** Begin Provided information **

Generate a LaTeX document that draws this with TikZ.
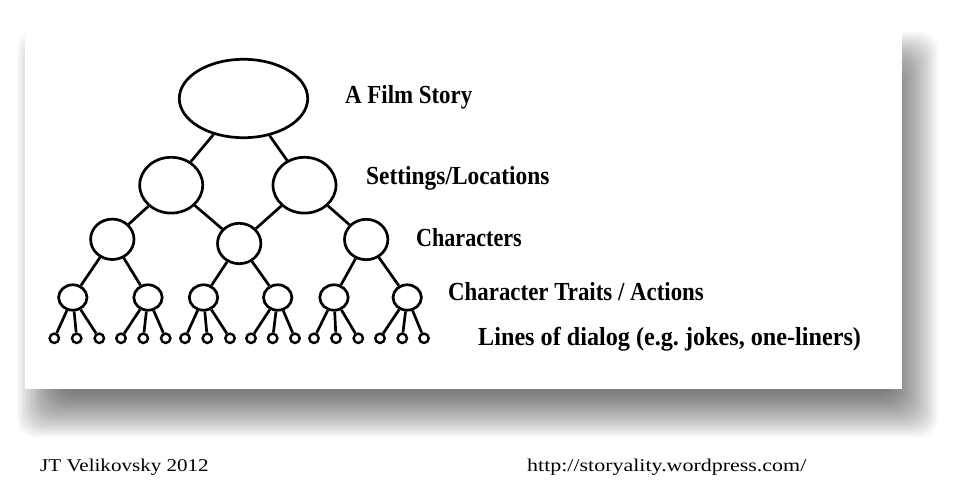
\documentclass[tikz,border=0pt]{standalone}
\usepackage{fontspec}
\usetikzlibrary{shapes.geometric}
\newfontfamily\labfont{Liberation Serif}
\newfontfamily\footfont{Liberation Serif}
\tikzset{
  nd/.style={draw=black, line width=2.7pt, ellipse, inner sep=0pt, fill=white},
  lvlzero/.style={nd, minimum width=128.4pt, minimum height=78.4pt},
  lvlone/.style={nd, minimum width=63pt, minimum height=55.8pt},
  lvltwo/.style={nd, minimum width=43.4pt, minimum height=40.4pt},
  lvlthree/.style={nd, minimum width=28.4pt, minimum height=25.4pt},
  leaf/.style={nd, line width=2.4pt, minimum width=9.4pt, minimum height=9.4pt},
  conn/.style={line width=2.7pt, black},
  lab/.style={anchor=base west, inner sep=0pt, font={\labfont\bfseries\fontsize{26}{30}\selectfont\addfontfeature{FakeStretch=#1}}},
  foot/.style={anchor=base west, inner sep=0pt, font={\footfont\fontsize{18}{22}\selectfont\addfontfeature{FakeStretch=#1}}}
}
\begin{document}
\begin{tikzpicture}[x=1pt,y=-1pt]
\useasboundingbox (0,0) rectangle (958,494);
\fill[white] (0,0) rectangle (958,494);
% soft shadow
\foreach \e in {-22,-20,...,22}{
  \fill[black, opacity=0.028, rounded corners=18pt] ({39-\e},{54-\e}) rectangle ({916+\e},{415+\e});
}
% card
\fill[white] (25,28) rectangle (902,389);

% nodes
\node[lvlzero] (r) at (243.5,98.5) {};
\node[lvlone] (a1) at (171.2,185.2) {};
\node[lvlone] (a2) at (304.5,185.2) {};
\node[lvltwo] (b1) at (112.3,239.3) {};
\node[lvltwo] (b2) at (239.2,243.5) {};
\node[lvltwo] (b3) at (366.2,239.5) {};
\foreach \x [count=\i] in {72.8,148,203.5,277.7,334,407.2}{
  \node[lvlthree] (c\i) at (\x,297.5) {};
}
\foreach \x [count=\i] in {54.3,76.7,99.3,121,143.3,165.7,185,207.3,230,251,272.7,295,314,336,358.3,380,402.3,424}{
  \node[leaf] (d\i) at (\x,338.3) {};
}

% connectors
\draw[conn] (r) -- (a1);
\draw[conn] (r) -- (a2);
\draw[conn] (a1) -- (b1);
\draw[conn] (a1) -- (b2);
\draw[conn] (a2) -- (b2);
\draw[conn] (a2) -- (b3);
\draw[conn] (b1) -- (c1);
\draw[conn] (b1) -- (c2);
\draw[conn] (b2) -- (c3);
\draw[conn] (b2) -- (c4);
\draw[conn] (b3) -- (c5);
\draw[conn] (b3) -- (c6);
\foreach \p in {1,...,6}{
  \pgfmathtruncatemacro{\da}{3*\p-2}
  \pgfmathtruncatemacro{\db}{3*\p-1}
  \pgfmathtruncatemacro{\dc}{3*\p}
  \draw[conn] (c\p) -- (d\da);
  \draw[conn] (c\p) -- (d\db);
  \draw[conn] (c\p) -- (d\dc);
}

% labels
\node[lab=0.88] (l0) at (345,104) {A Film Story};
\node[lab=0.90] (l1) at (366,185) {Settings/Locations};
\node[lab=0.85] (l2) at (416,247) {Characters};
\node[lab=0.88] (l3) at (448,300) {Character Traits / Actions};
\node[lab=0.93] (l4) at (478,345) {Lines of dialog (e.g.\ jokes, one-liners)};

\node[foot=1.17] (f1) at (40,471) {JT Velikovsky 2012};
\node[foot=1.22] (f2) at (527,471) {http://storyality.wordpress.com/};
\end{tikzpicture}
\end{document}
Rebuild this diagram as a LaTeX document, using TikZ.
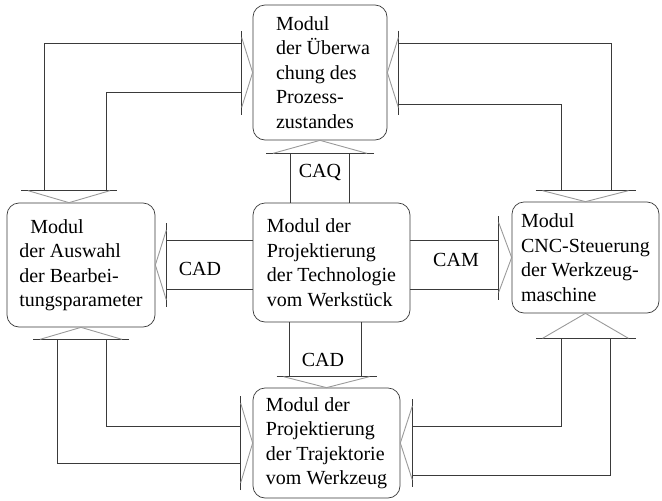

** End Provided information **

◆ Given problem: Quote the listing above in full, except for the pictures.

◆ Completed task:
Generate a LaTeX document that draws this with TikZ.
\documentclass[tikz,border=0pt]{standalone}
\usepackage{fontspec}
\usetikzlibrary{shapes.geometric}
\newfontfamily\labfont{Liberation Serif}
\newfontfamily\footfont{Liberation Serif}
\tikzset{
  nd/.style={draw=black, line width=2.7pt, ellipse, inner sep=0pt, fill=white},
  lvlzero/.style={nd, minimum width=128.4pt, minimum height=78.4pt},
  lvlone/.style={nd, minimum width=63pt, minimum height=55.8pt},
  lvltwo/.style={nd, minimum width=43.4pt, minimum height=40.4pt},
  lvlthree/.style={nd, minimum width=28.4pt, minimum height=25.4pt},
  leaf/.style={nd, line width=2.4pt, minimum width=9.4pt, minimum height=9.4pt},
  conn/.style={line width=2.7pt, black},
  lab/.style={anchor=base west, inner sep=0pt, font={\labfont\bfseries\fontsize{26}{30}\selectfont\addfontfeature{FakeStretch=#1}}},
  foot/.style={anchor=base west, inner sep=0pt, font={\footfont\fontsize{18}{22}\selectfont\addfontfeature{FakeStretch=#1}}}
}
\begin{document}
\begin{tikzpicture}[x=1pt,y=-1pt]
\useasboundingbox (0,0) rectangle (958,494);
\fill[white] (0,0) rectangle (958,494);
% soft shadow
\foreach \e in {-22,-20,...,22}{
  \fill[black, opacity=0.028, rounded corners=18pt] ({39-\e},{54-\e}) rectangle ({916+\e},{415+\e});
}
% card
\fill[white] (25,28) rectangle (902,389);

% nodes
\node[lvlzero] (r) at (243.5,98.5) {};
\node[lvlone] (a1) at (171.2,185.2) {};
\node[lvlone] (a2) at (304.5,185.2) {};
\node[lvltwo] (b1) at (112.3,239.3) {};
\node[lvltwo] (b2) at (239.2,243.5) {};
\node[lvltwo] (b3) at (366.2,239.5) {};
\foreach \x [count=\i] in {72.8,148,203.5,277.7,334,407.2}{
  \node[lvlthree] (c\i) at (\x,297.5) {};
}
\foreach \x [count=\i] in {54.3,76.7,99.3,121,143.3,165.7,185,207.3,230,251,272.7,295,314,336,358.3,380,402.3,424}{
  \node[leaf] (d\i) at (\x,338.3) {};
}

% connectors
\draw[conn] (r) -- (a1);
\draw[conn] (r) -- (a2);
\draw[conn] (a1) -- (b1);
\draw[conn] (a1) -- (b2);
\draw[conn] (a2) -- (b2);
\draw[conn] (a2) -- (b3);
\draw[conn] (b1) -- (c1);
\draw[conn] (b1) -- (c2);
\draw[conn] (b2) -- (c3);
\draw[conn] (b2) -- (c4);
\draw[conn] (b3) -- (c5);
\draw[conn] (b3) -- (c6);
\foreach \p in {1,...,6}{
  \pgfmathtruncatemacro{\da}{3*\p-2}
  \pgfmathtruncatemacro{\db}{3*\p-1}
  \pgfmathtruncatemacro{\dc}{3*\p}
  \draw[conn] (c\p) -- (d\da);
  \draw[conn] (c\p) -- (d\db);
  \draw[conn] (c\p) -- (d\dc);
}

% labels
\node[lab=0.88] (l0) at (345,104) {A Film Story};
\node[lab=0.90] (l1) at (366,185) {Settings/Locations};
\node[lab=0.85] (l2) at (416,247) {Characters};
\node[lab=0.88] (l3) at (448,300) {Character Traits / Actions};
\node[lab=0.93] (l4) at (478,345) {Lines of dialog (e.g.\ jokes, one-liners)};

\node[foot=1.17] (f1) at (40,471) {JT Velikovsky 2012};
\node[foot=1.22] (f2) at (527,471) {http://storyality.wordpress.com/};
\end{tikzpicture}
\end{document}
Rebuild this diagram as a LaTeX document, using TikZ.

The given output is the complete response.